▶ Your task:
Lines that hold the word "this" should be located and copied.

▶ Input records:

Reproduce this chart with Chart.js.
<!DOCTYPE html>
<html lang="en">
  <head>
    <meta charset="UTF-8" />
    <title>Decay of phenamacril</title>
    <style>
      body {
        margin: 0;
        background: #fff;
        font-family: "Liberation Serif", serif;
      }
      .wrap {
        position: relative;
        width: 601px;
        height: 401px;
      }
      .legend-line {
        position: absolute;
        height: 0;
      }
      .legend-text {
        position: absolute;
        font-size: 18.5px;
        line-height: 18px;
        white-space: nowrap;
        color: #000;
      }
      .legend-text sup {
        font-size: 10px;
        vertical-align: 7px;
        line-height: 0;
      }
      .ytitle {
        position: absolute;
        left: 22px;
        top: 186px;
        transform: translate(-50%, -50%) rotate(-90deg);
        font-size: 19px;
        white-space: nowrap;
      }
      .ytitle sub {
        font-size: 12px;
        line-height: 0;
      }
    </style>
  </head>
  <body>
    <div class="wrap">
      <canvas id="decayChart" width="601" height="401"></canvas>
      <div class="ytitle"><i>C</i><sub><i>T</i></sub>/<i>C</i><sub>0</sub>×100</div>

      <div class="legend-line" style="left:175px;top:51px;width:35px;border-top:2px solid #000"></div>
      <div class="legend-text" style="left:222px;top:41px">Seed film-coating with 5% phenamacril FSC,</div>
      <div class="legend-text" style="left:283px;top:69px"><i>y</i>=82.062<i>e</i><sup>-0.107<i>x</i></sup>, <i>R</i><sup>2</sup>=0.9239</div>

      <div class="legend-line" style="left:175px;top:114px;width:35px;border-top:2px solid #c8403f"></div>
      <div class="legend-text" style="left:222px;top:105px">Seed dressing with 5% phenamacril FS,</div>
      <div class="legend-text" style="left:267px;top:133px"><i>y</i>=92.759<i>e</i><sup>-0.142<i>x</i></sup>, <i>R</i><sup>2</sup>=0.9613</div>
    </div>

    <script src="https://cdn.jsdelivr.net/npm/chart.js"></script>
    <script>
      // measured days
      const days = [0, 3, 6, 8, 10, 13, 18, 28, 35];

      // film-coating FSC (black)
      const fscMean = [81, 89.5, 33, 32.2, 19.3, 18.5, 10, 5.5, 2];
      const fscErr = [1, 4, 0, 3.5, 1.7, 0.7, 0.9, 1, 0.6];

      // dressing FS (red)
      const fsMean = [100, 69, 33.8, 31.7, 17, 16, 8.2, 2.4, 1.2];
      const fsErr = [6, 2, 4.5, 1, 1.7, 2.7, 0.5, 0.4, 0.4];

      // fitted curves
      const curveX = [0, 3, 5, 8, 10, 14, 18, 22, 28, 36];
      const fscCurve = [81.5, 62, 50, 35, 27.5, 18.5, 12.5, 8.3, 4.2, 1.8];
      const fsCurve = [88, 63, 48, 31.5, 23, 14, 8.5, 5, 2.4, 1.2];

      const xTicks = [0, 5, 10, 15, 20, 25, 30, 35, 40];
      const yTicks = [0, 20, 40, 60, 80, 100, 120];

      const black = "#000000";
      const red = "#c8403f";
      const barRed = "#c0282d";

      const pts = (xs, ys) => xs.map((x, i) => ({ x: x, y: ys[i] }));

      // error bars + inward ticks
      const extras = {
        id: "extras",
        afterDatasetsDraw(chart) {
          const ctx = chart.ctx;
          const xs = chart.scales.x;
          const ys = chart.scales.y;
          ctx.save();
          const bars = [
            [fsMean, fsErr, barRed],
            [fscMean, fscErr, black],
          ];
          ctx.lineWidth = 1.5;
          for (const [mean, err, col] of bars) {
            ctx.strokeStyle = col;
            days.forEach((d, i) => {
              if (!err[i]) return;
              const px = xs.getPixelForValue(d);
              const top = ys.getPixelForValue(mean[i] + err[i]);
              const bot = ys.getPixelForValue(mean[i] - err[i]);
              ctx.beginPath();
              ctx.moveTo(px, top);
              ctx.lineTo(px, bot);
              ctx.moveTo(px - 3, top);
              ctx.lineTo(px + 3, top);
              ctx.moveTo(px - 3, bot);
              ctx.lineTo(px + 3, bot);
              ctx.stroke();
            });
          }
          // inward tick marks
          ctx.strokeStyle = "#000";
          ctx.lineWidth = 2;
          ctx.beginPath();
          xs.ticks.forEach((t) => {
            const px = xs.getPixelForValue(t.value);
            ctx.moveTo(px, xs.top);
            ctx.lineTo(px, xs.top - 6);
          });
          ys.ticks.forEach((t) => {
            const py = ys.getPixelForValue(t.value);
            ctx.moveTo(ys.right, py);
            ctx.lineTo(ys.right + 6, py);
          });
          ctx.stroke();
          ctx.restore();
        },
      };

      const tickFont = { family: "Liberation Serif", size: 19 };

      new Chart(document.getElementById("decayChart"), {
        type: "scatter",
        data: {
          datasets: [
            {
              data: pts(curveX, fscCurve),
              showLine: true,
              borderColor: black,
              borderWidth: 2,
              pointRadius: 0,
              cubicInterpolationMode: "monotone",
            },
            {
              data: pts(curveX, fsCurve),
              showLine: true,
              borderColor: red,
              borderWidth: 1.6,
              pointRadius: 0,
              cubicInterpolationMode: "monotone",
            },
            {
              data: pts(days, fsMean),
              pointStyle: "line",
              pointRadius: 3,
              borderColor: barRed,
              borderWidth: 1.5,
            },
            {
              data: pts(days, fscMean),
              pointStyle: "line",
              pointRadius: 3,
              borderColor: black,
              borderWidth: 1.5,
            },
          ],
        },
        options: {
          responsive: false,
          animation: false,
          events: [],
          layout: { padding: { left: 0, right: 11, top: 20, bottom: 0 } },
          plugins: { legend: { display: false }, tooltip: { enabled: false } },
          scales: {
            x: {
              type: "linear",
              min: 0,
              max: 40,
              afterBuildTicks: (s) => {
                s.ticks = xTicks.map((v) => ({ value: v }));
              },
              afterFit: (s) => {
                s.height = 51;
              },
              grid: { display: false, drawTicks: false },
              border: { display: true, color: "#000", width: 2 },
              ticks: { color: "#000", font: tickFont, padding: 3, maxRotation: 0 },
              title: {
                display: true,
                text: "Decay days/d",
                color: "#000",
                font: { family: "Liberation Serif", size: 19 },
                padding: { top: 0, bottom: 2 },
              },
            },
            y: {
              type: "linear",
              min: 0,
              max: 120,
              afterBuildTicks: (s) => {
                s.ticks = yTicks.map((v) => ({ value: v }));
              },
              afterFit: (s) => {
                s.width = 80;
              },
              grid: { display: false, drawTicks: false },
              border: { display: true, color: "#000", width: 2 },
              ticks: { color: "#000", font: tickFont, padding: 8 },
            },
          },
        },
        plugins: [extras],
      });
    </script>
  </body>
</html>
--
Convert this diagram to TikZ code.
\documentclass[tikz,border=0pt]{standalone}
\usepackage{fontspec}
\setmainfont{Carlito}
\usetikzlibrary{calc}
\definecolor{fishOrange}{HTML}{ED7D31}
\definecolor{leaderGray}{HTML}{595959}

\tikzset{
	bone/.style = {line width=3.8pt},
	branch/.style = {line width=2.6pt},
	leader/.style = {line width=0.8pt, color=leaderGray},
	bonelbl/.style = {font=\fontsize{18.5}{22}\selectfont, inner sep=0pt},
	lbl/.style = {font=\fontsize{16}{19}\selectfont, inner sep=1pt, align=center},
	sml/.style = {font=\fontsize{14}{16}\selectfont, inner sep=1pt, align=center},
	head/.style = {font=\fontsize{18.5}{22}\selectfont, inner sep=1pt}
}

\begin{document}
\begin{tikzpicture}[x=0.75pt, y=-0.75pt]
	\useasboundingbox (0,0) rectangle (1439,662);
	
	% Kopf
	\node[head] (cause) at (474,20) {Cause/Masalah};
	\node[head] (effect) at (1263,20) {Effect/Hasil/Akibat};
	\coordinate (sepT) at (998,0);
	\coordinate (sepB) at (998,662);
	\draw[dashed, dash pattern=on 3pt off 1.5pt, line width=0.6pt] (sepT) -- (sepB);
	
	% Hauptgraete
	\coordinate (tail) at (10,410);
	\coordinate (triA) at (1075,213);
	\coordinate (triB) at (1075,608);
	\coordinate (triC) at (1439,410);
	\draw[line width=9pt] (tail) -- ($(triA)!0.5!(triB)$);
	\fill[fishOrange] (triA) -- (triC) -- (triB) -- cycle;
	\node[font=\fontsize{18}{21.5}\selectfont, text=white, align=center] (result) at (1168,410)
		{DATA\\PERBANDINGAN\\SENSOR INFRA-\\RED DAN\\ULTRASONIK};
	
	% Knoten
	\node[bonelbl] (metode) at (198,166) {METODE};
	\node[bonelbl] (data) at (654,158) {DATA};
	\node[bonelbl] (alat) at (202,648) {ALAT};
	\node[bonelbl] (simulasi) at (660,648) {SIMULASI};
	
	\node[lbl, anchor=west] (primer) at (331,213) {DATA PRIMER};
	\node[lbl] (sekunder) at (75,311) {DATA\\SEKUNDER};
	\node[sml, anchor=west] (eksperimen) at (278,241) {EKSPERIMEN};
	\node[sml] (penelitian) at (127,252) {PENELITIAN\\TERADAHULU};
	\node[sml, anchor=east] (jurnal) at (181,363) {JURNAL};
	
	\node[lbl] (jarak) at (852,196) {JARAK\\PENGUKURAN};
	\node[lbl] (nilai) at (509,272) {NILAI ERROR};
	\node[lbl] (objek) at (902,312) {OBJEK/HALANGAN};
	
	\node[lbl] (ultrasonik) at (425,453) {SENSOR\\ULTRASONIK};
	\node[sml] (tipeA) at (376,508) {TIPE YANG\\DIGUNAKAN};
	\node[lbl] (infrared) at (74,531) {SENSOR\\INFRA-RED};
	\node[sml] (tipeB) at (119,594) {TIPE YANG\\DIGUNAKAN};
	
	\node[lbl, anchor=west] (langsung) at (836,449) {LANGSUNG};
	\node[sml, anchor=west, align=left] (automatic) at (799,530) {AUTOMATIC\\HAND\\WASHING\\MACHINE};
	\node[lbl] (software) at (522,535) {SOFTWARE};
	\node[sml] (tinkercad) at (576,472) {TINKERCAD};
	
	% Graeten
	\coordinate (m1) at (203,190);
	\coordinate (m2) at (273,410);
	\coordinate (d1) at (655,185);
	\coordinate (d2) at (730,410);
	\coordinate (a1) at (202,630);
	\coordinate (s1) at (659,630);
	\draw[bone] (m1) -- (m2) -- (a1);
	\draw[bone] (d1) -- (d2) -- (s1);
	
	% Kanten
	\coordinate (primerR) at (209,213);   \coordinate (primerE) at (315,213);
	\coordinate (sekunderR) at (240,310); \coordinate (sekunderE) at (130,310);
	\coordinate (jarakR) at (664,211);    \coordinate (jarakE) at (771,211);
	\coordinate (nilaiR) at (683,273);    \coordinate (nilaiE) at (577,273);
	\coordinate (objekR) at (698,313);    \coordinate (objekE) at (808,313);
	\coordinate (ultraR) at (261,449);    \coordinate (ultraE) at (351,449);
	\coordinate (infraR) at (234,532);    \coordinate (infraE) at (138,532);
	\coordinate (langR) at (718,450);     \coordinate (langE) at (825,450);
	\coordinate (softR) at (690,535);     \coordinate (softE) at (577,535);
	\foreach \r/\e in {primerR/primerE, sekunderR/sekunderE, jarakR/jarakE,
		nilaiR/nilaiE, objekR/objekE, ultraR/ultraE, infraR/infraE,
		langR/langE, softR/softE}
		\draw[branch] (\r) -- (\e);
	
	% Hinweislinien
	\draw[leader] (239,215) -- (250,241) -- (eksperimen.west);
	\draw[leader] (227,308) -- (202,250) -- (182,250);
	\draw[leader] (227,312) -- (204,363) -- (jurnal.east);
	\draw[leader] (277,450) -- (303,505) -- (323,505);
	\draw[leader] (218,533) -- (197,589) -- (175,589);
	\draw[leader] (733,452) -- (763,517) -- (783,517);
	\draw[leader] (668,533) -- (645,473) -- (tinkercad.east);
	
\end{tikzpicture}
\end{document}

▶ Answer to the task:
Reproduce this chart with Chart.js.
Convert this diagram to TikZ code.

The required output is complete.